The Delaware courts would likely engage in a similar analysis if confronted with a board’s pre-signing agreement not to waive a standstill. In Topps, Strine postulated that a board might agree not to waive a standstill if an extensive pre-signing sales process was held. As an example, Strine used a hypothetical multiple round auction involving three final round bidders occurring after a broad market canvass. Consistent with Strine’s hypothetical, a Delaware court may likely require that the target’s pre-signing shopping be more extensive when a board is agreeing not to waive a standstill in the future. The requirement of further shopping is necessary because of the greater restrictions imposed on a board of directors to exercise its fiduciary duties under Revlon.
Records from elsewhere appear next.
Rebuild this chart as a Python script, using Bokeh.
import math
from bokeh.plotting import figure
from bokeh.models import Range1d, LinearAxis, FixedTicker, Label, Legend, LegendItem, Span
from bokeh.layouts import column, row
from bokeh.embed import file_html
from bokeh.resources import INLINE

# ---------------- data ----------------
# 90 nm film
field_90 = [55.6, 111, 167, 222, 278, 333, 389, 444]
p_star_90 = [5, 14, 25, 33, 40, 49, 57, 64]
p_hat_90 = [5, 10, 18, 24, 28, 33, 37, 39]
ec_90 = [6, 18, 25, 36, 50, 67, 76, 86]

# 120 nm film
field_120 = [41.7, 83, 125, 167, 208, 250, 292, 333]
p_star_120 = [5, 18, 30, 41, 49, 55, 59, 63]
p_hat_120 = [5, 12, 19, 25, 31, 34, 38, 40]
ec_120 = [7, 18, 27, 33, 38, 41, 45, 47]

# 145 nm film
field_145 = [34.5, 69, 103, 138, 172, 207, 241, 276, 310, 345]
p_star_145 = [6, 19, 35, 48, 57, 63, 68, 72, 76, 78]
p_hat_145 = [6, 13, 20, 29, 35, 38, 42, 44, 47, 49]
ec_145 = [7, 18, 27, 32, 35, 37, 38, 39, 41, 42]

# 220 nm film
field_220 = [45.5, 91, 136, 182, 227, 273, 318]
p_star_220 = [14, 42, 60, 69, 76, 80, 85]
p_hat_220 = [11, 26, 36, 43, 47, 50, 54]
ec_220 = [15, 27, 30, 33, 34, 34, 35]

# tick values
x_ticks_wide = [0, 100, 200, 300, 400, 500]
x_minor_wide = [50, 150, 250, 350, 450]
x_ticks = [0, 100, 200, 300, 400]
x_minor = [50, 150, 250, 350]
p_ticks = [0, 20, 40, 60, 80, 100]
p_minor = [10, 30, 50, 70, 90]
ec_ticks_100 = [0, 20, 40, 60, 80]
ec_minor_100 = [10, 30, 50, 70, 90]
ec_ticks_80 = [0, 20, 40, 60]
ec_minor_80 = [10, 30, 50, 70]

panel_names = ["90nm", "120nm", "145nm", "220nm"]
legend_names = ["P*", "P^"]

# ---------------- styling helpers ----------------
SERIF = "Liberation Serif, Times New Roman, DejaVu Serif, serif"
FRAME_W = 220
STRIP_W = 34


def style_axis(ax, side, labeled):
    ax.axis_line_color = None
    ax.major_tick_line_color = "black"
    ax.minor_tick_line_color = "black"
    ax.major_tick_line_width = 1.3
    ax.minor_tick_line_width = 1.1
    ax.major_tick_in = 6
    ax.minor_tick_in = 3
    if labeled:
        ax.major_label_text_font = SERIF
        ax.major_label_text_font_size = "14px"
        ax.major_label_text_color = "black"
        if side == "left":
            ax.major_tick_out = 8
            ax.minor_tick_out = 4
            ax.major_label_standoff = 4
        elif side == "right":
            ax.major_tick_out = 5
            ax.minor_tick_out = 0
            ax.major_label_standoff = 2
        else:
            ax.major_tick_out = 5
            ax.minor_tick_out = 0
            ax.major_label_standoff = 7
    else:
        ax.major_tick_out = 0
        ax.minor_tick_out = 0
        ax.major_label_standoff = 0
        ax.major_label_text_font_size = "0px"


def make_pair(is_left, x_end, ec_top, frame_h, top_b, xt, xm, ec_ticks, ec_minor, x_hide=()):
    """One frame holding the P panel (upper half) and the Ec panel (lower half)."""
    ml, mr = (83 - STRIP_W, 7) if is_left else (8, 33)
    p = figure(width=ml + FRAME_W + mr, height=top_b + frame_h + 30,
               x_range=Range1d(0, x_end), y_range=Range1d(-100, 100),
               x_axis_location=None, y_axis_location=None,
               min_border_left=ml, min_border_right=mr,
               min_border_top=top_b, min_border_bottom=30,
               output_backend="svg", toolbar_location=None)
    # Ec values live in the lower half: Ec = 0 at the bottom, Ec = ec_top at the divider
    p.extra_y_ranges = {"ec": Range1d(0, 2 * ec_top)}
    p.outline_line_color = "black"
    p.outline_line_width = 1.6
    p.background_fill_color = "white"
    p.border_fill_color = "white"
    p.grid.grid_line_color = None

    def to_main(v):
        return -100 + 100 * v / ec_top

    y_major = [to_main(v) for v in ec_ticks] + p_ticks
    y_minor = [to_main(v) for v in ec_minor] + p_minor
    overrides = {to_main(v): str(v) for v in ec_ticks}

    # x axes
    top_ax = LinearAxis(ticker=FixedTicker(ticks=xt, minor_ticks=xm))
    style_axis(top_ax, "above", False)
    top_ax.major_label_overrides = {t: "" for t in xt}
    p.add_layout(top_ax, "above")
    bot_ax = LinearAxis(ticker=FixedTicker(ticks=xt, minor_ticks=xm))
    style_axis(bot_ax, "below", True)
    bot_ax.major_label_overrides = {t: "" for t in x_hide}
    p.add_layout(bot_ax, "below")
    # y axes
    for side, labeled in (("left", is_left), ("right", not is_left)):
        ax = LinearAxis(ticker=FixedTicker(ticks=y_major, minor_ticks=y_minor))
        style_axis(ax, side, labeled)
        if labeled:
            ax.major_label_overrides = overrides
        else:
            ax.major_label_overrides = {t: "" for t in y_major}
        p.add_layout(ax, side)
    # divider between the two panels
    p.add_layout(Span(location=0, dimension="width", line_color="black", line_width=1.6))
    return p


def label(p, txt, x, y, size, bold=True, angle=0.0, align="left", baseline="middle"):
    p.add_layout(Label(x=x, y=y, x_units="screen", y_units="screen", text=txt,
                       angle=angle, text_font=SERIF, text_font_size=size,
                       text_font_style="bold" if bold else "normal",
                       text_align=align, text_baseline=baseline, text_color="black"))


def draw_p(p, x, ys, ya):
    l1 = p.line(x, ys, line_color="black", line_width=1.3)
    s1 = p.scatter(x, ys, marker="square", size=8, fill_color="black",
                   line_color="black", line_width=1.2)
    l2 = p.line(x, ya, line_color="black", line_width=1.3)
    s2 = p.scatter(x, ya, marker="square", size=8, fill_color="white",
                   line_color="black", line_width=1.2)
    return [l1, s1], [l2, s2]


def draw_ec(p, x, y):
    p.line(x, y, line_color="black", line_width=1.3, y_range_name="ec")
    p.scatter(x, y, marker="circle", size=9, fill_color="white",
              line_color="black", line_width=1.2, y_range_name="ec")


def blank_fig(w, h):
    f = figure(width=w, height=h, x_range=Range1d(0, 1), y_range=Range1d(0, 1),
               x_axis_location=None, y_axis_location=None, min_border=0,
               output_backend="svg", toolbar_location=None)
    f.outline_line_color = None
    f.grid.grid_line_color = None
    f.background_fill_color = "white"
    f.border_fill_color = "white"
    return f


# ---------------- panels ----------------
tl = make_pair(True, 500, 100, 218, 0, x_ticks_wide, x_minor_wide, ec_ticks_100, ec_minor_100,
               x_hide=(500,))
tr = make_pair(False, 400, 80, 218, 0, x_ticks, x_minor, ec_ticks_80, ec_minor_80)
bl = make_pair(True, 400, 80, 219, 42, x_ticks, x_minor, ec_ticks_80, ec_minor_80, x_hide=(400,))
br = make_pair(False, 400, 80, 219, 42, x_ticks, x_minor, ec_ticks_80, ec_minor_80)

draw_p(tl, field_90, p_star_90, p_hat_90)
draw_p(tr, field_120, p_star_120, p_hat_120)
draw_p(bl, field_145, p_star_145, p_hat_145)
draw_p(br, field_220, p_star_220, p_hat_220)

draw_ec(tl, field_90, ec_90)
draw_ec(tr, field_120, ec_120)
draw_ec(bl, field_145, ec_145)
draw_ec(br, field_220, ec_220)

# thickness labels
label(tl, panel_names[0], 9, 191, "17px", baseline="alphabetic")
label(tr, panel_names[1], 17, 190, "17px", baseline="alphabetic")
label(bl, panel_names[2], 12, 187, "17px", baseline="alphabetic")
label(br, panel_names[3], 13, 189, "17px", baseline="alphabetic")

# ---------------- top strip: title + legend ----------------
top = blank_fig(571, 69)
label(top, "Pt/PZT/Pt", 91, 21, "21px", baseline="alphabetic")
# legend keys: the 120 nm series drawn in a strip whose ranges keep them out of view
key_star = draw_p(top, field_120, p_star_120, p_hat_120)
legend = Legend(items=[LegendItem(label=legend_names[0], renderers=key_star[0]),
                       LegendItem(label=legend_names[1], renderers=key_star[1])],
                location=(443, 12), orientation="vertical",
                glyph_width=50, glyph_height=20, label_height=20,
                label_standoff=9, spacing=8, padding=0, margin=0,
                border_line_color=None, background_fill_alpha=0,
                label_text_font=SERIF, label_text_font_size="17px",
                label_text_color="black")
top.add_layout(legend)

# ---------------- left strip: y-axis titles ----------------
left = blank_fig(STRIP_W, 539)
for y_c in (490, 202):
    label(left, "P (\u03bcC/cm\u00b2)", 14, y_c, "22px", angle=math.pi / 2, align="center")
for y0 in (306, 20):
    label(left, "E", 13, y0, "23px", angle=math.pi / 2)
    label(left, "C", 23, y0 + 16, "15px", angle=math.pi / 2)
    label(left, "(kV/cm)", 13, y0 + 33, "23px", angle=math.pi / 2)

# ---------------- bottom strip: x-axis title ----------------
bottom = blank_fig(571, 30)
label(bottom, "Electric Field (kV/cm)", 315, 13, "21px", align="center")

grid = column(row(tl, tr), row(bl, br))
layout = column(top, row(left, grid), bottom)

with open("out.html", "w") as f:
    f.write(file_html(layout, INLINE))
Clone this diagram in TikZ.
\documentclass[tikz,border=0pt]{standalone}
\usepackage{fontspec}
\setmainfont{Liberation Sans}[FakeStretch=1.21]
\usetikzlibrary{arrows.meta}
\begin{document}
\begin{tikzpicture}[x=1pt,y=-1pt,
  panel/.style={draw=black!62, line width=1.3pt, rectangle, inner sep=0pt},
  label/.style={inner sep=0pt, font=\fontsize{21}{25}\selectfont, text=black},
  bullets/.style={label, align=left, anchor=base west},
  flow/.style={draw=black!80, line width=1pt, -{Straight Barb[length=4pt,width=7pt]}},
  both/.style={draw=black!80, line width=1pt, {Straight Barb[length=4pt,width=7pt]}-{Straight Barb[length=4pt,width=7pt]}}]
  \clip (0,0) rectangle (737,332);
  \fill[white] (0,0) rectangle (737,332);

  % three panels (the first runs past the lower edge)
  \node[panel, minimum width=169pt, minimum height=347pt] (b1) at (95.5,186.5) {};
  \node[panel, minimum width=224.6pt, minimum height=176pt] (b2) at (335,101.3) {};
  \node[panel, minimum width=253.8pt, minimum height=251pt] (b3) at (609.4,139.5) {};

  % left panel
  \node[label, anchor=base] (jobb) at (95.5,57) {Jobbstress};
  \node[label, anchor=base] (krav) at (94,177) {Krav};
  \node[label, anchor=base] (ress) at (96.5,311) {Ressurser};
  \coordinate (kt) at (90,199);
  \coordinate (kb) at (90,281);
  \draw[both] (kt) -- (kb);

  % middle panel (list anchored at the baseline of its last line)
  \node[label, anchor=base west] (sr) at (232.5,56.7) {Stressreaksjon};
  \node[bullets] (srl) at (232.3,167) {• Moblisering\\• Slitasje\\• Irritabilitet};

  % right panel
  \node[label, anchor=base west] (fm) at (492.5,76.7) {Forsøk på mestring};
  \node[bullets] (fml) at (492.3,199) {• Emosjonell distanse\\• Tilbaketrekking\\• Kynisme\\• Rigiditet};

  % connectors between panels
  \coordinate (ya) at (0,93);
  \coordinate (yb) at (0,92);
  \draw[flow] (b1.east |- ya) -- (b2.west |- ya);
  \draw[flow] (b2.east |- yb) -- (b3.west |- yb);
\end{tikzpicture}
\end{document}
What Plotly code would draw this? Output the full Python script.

The final issue the paper addresses is whether a target board may legitimately grant a winning bidder the right to enforce a standstill against an overbidder. Such a grant raises an issue as the winning bidder has, in most cases, an overwhelming interest in protecting the transaction for which it negotiated. As such, it has reasons for not granting a waiver of a standstill to allow a rebid. In such a case, the Delaware courts would likely look to Ace Ltd. v. Capital Re Corp. for guidance. In Ace, then-Vice Chancellor Strine indicated there are “limited circumstances” in which a board could be able to curtail its power to entertain superior proposals in the context of a transaction that is subject to a stockholder vote. If the courts were to extend Strine’s reasoning in Ace, a court considering a third party’s right to enforce a standstill, would likely again engage in the same examination of the pre-signing shopping process as previously described. In addressing these issues, my paper provides a blueprint on how the Delaware courts are likely to resolve the Revlon-Unocal conflict created by the execution and enforcement of standstills in change of control transactions.